JIS News

Story Highlights

  • Representatives of organisations that provide support to the disabled community recently got the opportunity to learn from best practices in disabilities policy when they travelled to the United States (US) to observe the execution of that country’s disabilities act.
  • The visit was sponsored by the U.S. Department of State’s (DOS) International Visitor Leadership Project under the theme: ‘Advocacy and Inclusiveness for the Disabled’.
  • Speaking with JIS News, Executive Director of the Jamaica Council for Persons with Disabilities (JCPD), Christine Hendricks, said the visit was “very insightful” especially since the JCPD will play a pivotal role in the implementation of the National Disabilities Act.

Representatives of organisations that provide support to the disabled community recently got the opportunity to learn from best practices in disabilities policy when they travelled to the United States (US) to observe the execution of that country’s disabilities act.

The visit was sponsored by the U.S. Department of State’s (DOS) International Visitor Leadership Project under the theme: ‘Advocacy and Inclusiveness for the Disabled’.

The five-member delegation got the opportunity to observe the application of the over two decades old Americans with Disabilities Act, even as Jamaica prepares to implement similar legislation.

Speaking with JIS News, Executive Director of the Jamaica Council for Persons with Disabilities (JCPD), Christine Hendricks, said the visit was “very insightful” especially since the JCPD will play a pivotal role in the implementation of the National Disabilities Act.

“The act will enable us (the JCPD) to be a body corporate while still reporting to the Minister of Labour and Social Security. We (the JCPD) will have the responsibility to ensure that the rights of persons with disabilities are upheld, that (adequate) service is being provided and that discrimination does not take place,” she informed.

In addition, a disabilities rights tribunal will be attached to the JCPD that will have the responsibility to hear complaints of persons with disabilities and adjudicate where necessary. The council will also be charged with the drafting of codes of practice and regulations.

Project Coordinator at Junior Achievement Jamaica, Stephanie McIntyre, who was among the delegation to the US, said the experience changed her perspective on disabilities.

“I realized that (the term) disability is so broad and not just confined to the physical but there are mental and intellectual disabilities. We also learned to look at HIV, asthma, cancer and anything that affects your major function in life as a disability,’ she noted.

Acting Public Affairs Officer at the US Embassy, Robert Piehel, said the visit provided the perfect opportunity for the group to experience the day-to-day application of policies that promote the rights of the disabled.

“We saw here in Jamaica, as the disabilities act was winding its way through Parliament that it was time for (them to see) the programmes we have and to leverage that and be a force multiplier, and to help the population here,” he said.

Mr.
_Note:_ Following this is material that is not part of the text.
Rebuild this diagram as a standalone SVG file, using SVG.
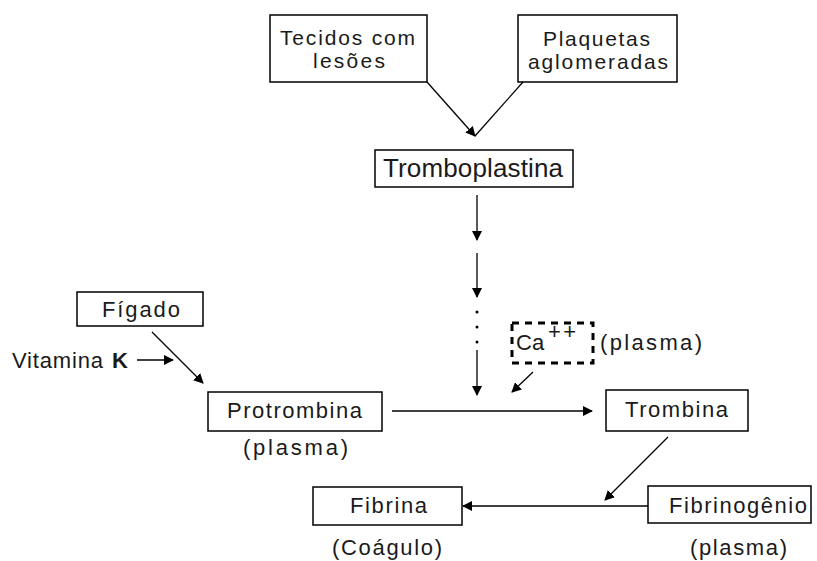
<svg xmlns="http://www.w3.org/2000/svg" width="817" height="561" viewBox="0 0 817 561">
<style>
.box{fill:#fff;stroke:#000;stroke-width:1.5}
.dash{fill:none;stroke:#000;stroke-width:3;stroke-dasharray:7,6}
text{font-family:"Liberation Sans",Arial,sans-serif;font-size:22px;fill:#1a1a1a}
.two{font-size:21px}
.big{font-size:26px}
.c{stroke:#000;stroke-width:1.3;fill:none}
</style>
<defs>
<marker id="ah" viewBox="0 0 10 10" refX="9" refY="5" markerWidth="10" markerHeight="10" markerUnits="userSpaceOnUse" orient="auto">
<path d="M0,0 L10,5 L0,10 Z" fill="#000"/>
</marker>
</defs>
<rect width="817" height="561" fill="#fff"/>
<g id="tecidos"><rect class="box" x="270" y="15" width="157" height="67"/><text class="two" x="280" y="45" textLength="135" lengthAdjust="spacing">Tecidos com</text><text class="two" x="313" y="68" textLength="72" lengthAdjust="spacing">lesões</text></g>
<g id="plaquetas"><rect class="box" x="518" y="15" width="159" height="67"/><text class="two" x="543" y="46" textLength="107" lengthAdjust="spacing">Plaquetas</text><text class="two" x="528" y="69" textLength="140" lengthAdjust="spacing">aglomeradas</text></g>
<g id="tromboplastina"><rect class="box" x="375" y="150" width="198" height="37"/><text class="big" x="383" y="177" textLength="180" lengthAdjust="spacing">Tromboplastina</text></g>
<g id="figado"><rect class="box" x="77" y="292" width="126" height="34"/><text x="102" y="317" textLength="78" lengthAdjust="spacing">Fígado</text></g>
<g id="vitamina"><text x="12" y="368" textLength="91" lengthAdjust="spacing">Vitamina</text><text x="112" y="368" font-weight="bold">K</text></g>
<g id="protrombina"><rect class="box" x="208" y="392" width="174" height="39"/><text x="227" y="418" textLength="135" lengthAdjust="spacing">Protrombina</text><text x="243" y="455" textLength="105" lengthAdjust="spacing">(plasma)</text></g>
<g id="calcio"><rect class="dash" x="512" y="323" width="81" height="40"/><text x="516" y="350" font-size="24">Ca</text><text x="548" y="339" font-size="19" textLength="28" lengthAdjust="spacing">++</text><text x="600" y="350" textLength="102" lengthAdjust="spacing">(plasma)</text></g>
<g id="trombina"><rect class="box" x="606" y="390" width="142" height="41"/><text x="625" y="417" textLength="103" lengthAdjust="spacing">Trombina</text></g>
<g id="fibrina"><rect class="box" x="313" y="487" width="149" height="38"/><text x="350" y="513" textLength="77" lengthAdjust="spacing">Fibrina</text><text x="332" y="555" textLength="110" lengthAdjust="spacing">(Coágulo)</text></g>
<g id="fibrinogenio"><rect class="box" x="648" y="486" width="163" height="37"/><text x="669" y="513" textLength="138" lengthAdjust="spacing">Fibrinogênio</text><text x="690" y="555" textLength="97" lengthAdjust="spacing">(plasma)</text></g>
<g id="connectors">
<line class="c" x1="427" y1="82" x2="475" y2="136" marker-end="url(#ah)"/>
<line class="c" x1="523" y1="82" x2="475" y2="136"/>
<line class="c" x1="477" y1="195" x2="477" y2="240" marker-end="url(#ah)"/>
<line class="c" x1="477" y1="253" x2="477" y2="297" marker-end="url(#ah)"/>
<circle cx="477" cy="312" r="1.5" fill="#000"/>
<circle cx="477" cy="327" r="1.5" fill="#000"/>
<circle cx="477" cy="342" r="1.5" fill="#000"/>
<line class="c" x1="477" y1="350" x2="477" y2="395" marker-end="url(#ah)"/>
<line class="c" x1="533" y1="372" x2="512" y2="392" marker-end="url(#ah)"/>
<line class="c" x1="137" y1="360" x2="173" y2="360" marker-end="url(#ah)"/>
<line class="c" x1="152" y1="332" x2="203" y2="383" marker-end="url(#ah)"/>
<line class="c" x1="392" y1="411" x2="592" y2="411" marker-end="url(#ah)"/>
<line class="c" x1="668" y1="437" x2="605" y2="500" marker-end="url(#ah)"/>
<line class="c" x1="648" y1="506" x2="463" y2="506" marker-end="url(#ah)"/>
</g>
</svg>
Piehel also added that having a disability does not mean that a person is not able to effectively contribute to society, noting that “we should unearth what those persons can contribute and make the best use of their skills”.

“There are many people, who have physical disabilities (but) they are very capable in many ways, and for society to function properly it is better if everybody, who can contribute (does so),” he told JIS News.

In the meantime, Mrs. Hendricks said that while she is hopeful for “a Jamaica that is… all inclusive” there is major work to be done to change the attitude of the public towards the disabled.

“People are sometimes skeptical because they do not know and understand. With the awareness, hopefully overtime, (person’s mindset and attitudes) will change since that is something that cannot be legislated,” the JCPD head stated.

 

Transition Officer at the Jamaica Association for the Deaf, Kimberley Sherlock, who also participated, stated that the transformation is not only for the abled in society but also for those who are disabled, especially those in the deaf community, who sometimes struggle to communicate.

Head, Physiotherapy Department, South East Regional Health Authority (SERHA), Suzanne Harris Henry, shared that consideration must also be given to persons, who may have acquired a disability throughout their lifetime and need a sense of hope to be re-integrated into society.

The participants also said that while they will continue to train and sensitize the public, it is also just as important for the trainers and those at the helm, who will lead the execution of the disabilities act, to remain informed of the services and technologies that exist to serve the disabled community.

The project, administered by the Institute of International Education, was conducted from July 23 to August 9, 2014 across three states in America.